I am creating a program which will calculate Betwenness Centrality for all nodes in a unweighted graph. To do that I have to find ASSSP (All Single Source Shortest Paths). While creating the program, I came to realize that eventually I will have ties (same distance from source to destination but different paths). This lead me to this question. How should I resolves these ties? If I use random tie breakers, then each output of the Betweenness Centrality might be slightly different for the same input. Let me make a small exemplary graph:

   A
  / \
B    C
  \ /
   D

Now lets say that the A node is our source for which we wish to find ASSSP. It can be clearly seen that There exist two paths (A->B->D and A->C->D), bot of them have the same length, both of them are the shortest ones. Now which one should I choose, and on what condition?

Random Tie breakers (problem)

If I use random tie breakers, like the first one to be found, is marked as the shortest path (the program is distributed so this solution will work in a random fashion).

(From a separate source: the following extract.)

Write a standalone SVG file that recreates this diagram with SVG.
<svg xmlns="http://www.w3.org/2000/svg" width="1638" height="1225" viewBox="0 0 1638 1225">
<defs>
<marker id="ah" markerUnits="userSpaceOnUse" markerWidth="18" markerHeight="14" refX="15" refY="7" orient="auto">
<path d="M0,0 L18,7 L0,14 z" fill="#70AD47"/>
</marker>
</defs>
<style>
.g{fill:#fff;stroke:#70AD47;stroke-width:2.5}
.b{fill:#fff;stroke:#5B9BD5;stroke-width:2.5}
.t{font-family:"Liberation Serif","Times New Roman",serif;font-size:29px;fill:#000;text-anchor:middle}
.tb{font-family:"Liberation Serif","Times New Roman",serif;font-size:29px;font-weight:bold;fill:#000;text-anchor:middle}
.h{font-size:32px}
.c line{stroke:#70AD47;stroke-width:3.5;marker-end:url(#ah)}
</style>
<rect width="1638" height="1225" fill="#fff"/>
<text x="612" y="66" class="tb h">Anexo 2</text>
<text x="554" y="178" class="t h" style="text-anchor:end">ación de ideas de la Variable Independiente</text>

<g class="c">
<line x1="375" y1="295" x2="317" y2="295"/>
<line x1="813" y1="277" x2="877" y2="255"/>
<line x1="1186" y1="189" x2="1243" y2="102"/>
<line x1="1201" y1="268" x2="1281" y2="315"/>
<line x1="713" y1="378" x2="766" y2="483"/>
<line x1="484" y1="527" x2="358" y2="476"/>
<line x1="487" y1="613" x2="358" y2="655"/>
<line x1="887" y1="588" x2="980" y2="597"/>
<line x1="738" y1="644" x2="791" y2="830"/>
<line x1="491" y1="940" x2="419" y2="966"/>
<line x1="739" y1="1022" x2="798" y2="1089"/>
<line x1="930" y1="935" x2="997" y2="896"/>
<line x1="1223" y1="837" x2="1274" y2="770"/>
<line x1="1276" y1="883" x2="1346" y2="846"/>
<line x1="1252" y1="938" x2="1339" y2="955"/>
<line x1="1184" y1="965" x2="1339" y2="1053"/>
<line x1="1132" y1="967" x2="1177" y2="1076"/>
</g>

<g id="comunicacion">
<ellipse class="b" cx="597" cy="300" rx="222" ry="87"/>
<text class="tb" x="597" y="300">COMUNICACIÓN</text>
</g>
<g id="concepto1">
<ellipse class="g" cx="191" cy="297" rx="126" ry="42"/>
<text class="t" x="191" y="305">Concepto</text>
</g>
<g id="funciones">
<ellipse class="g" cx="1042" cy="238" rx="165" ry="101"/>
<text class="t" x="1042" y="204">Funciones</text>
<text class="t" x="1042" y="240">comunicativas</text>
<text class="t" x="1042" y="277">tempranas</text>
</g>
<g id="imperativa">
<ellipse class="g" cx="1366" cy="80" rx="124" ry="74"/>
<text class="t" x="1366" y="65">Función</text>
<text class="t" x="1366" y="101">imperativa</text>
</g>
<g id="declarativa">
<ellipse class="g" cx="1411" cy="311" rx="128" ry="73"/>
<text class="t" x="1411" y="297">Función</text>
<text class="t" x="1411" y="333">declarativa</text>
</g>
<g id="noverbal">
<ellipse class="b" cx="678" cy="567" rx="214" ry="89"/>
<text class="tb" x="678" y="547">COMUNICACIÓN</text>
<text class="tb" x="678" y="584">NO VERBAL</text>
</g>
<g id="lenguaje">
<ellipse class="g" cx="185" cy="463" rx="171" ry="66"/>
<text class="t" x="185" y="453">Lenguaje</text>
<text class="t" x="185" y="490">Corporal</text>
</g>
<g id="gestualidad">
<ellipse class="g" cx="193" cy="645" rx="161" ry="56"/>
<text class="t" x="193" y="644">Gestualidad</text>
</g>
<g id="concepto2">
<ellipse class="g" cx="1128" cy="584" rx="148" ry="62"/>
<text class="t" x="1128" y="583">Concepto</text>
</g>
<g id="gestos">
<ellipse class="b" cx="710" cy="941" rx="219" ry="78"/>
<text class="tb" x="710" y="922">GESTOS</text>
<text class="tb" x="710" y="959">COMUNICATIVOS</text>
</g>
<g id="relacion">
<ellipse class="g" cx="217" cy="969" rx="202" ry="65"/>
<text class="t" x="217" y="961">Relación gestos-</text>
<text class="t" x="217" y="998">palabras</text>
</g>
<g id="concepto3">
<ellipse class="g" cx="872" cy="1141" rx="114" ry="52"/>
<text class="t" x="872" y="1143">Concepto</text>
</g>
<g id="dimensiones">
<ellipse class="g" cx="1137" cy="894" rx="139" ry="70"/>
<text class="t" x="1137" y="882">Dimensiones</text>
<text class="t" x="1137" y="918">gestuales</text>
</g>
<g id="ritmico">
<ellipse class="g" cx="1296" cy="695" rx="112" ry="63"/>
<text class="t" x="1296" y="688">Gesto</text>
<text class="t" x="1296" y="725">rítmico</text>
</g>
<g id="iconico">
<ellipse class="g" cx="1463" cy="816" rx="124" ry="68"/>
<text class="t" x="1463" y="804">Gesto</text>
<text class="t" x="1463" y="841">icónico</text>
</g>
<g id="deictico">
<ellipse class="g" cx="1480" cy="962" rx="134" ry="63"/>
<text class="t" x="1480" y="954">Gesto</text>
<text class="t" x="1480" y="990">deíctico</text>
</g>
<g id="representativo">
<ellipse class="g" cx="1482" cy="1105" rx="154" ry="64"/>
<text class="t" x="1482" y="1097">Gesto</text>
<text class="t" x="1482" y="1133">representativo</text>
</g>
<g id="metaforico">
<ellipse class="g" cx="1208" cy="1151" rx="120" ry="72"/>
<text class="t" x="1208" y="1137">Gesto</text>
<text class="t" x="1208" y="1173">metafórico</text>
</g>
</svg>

Then I will have problem with Betweenness Centrality, as the value will vary for nodes B and C; depending on which path was marked as the shortest.

Does anyone know how to solve this issue, or am I just missing something?

Was it helpful?

Solution

To calculate the betweenness centrality properly, you must take into account every shortest path in the graph. If two nodes A and B have k shortest paths between them, each shortest path will contribute 1/k to the total betweenness scores of the nodes that the paths pass through. In general, you should not calculate betweenness centrality by actually finding (and storing) all the shortest paths in the networks; see the following paper for a more efficient algorithm:

A Faster Algorithm for Betweenness Centrality

OTHER TIPS

Yes, SSSP, or Single Source Shortest Path, is a very common problem in computer science. One standard practice is that the first path you came across is shorter than the others with the same distance.

For instance, in your example, if in your algorithm you processed A->B->D before A->C->D, then A->B->D would be the shortest path.

If things are still unclear, I believe Dijkstra's algorithm is what you're after.

Pretty much because of the problems you noticed, Betweenness Centrality is not actually calculated by examining just a single path between a source and a target, but by counting the number of shortest paths. You need to modify a sutiable shortest path algorithm for this, for example the Floyd–Warshall algorithm or Johnson's algorithm.